We left California just as spring quarter was ending, and right before summer school was about to start. I was tired from a long stressful school year. I was tired of people, and I was definitely tired of people telling me what to do. And, having spent the past 15 years teaching about social justice, inequality, and prejudice, gaining plenty of experience guiding groups through difficult conversations in the process, I overlooked the (obvious) need to prepare mentally for the four-day institute.
The first few meetings in our smaller group were interesting, and it was obvious that people came from very different backgrounds. I listened more than I spoke. Partially out of teacher-habit (the worst thing an instructor can do is talk too much when you want a group to share experiences), and partially because I know that my own white, educated, middle class, northern European, background is one where structures have granted me privilege, rather than caused me to struggle.
Over the few days the institute lasted, I grew increasingly frustrated. I’m writing this on August 9 – about a month and a half after we returned from Michigan. Today a couple of the pieces finally fell into place.
The first piece is something I once learned from a gay student. Having come out some time earlier, and agonized over the decision, he realized one day that the coming out process was never going to be over. As a gay man, he would have to keep coming out for the rest of his life. To new friends, new colleagues, maybe to their friends. He told me that he had gone to a gay professor for advice, and she had told him that he was right. It would never end. Exhausting, right?

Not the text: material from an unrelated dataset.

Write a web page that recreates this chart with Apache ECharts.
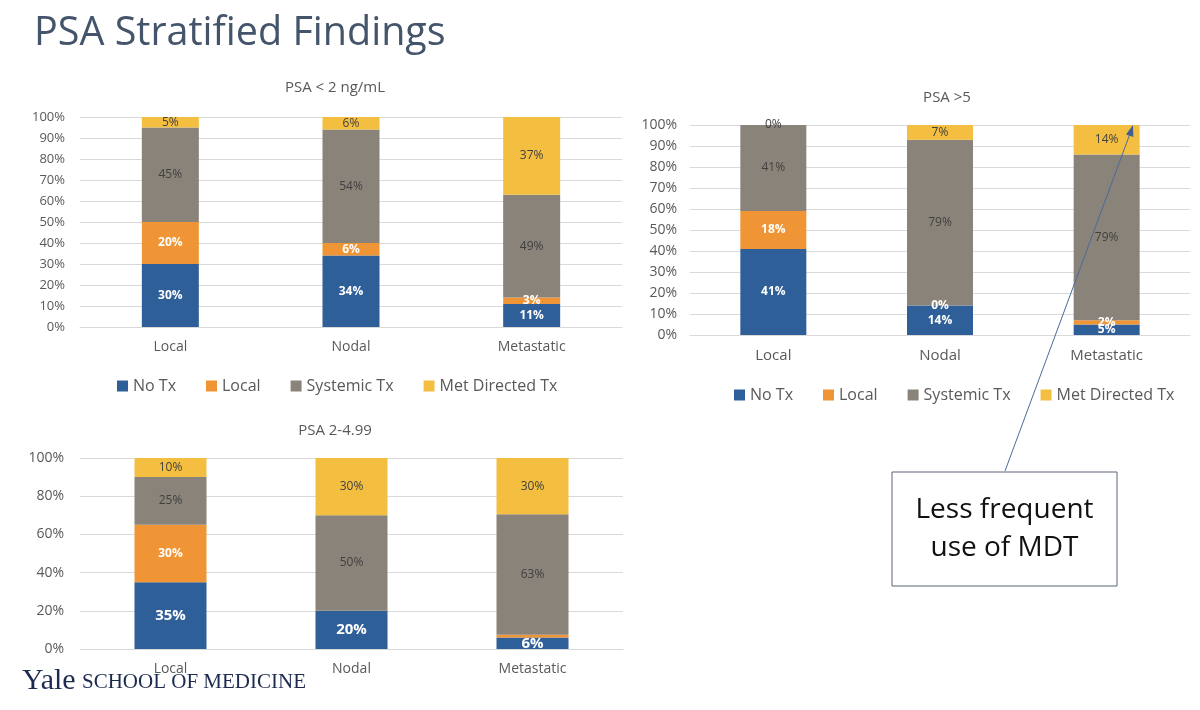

I walked into the small group discussions in Michigan with a lot of experience from similar situations. But I failed to realize that no one knew that about me. No one knew me at all, as a matter of fact. What I was doing was assuming that everyone would take one look at me and automatically know that I was one of the “good” white people. And that is, to be honest, exceptionally annoying behavior. It’s self-important, and egocentric. And as a white, privileged, person you really don’t need to be egocentric in discussions about social justice and racism. When I see such attitudes in my students I call them on it. Yet I was blind to it in myself.
The second piece was a comment Tim Wise made today about the #blacklivesmatter protest at a Bernie Sanders rally in Seattle yesterday. Wise’s point is that racism upholds class differences in the US. So, when white leftists (like Sanders) want to deal with class issues first, and assume that after that racism will take care of itself, they are seriously missing the point. That’s the reason, Wise says, that “white leftists have to EARN the votes of people of color and white antiracists”.
And that’s when it dawned on me. At the conference in Ann Arbor I grew increasingly tired, irritated, and cranky, because I felt pushed to prove myself (AGAIN! the unfairness!) to people of color. And in that, I was so wrong. The truth is that I will have to prove myself, over and over again, to everyone around me, and to myself, for the rest of my life.
And the exhaustion I felt, and have been feeling since I came back from Michigan, that’s just how it is. As a white person I have the privilege of being able to take a break. But, there is no turning off injustices. There are no breaks for anyone suffering from oppression.
My exhaustion actually brings me closer to others. For once I too felt boxed in, judged, and limited. And I didn’t like it one bit.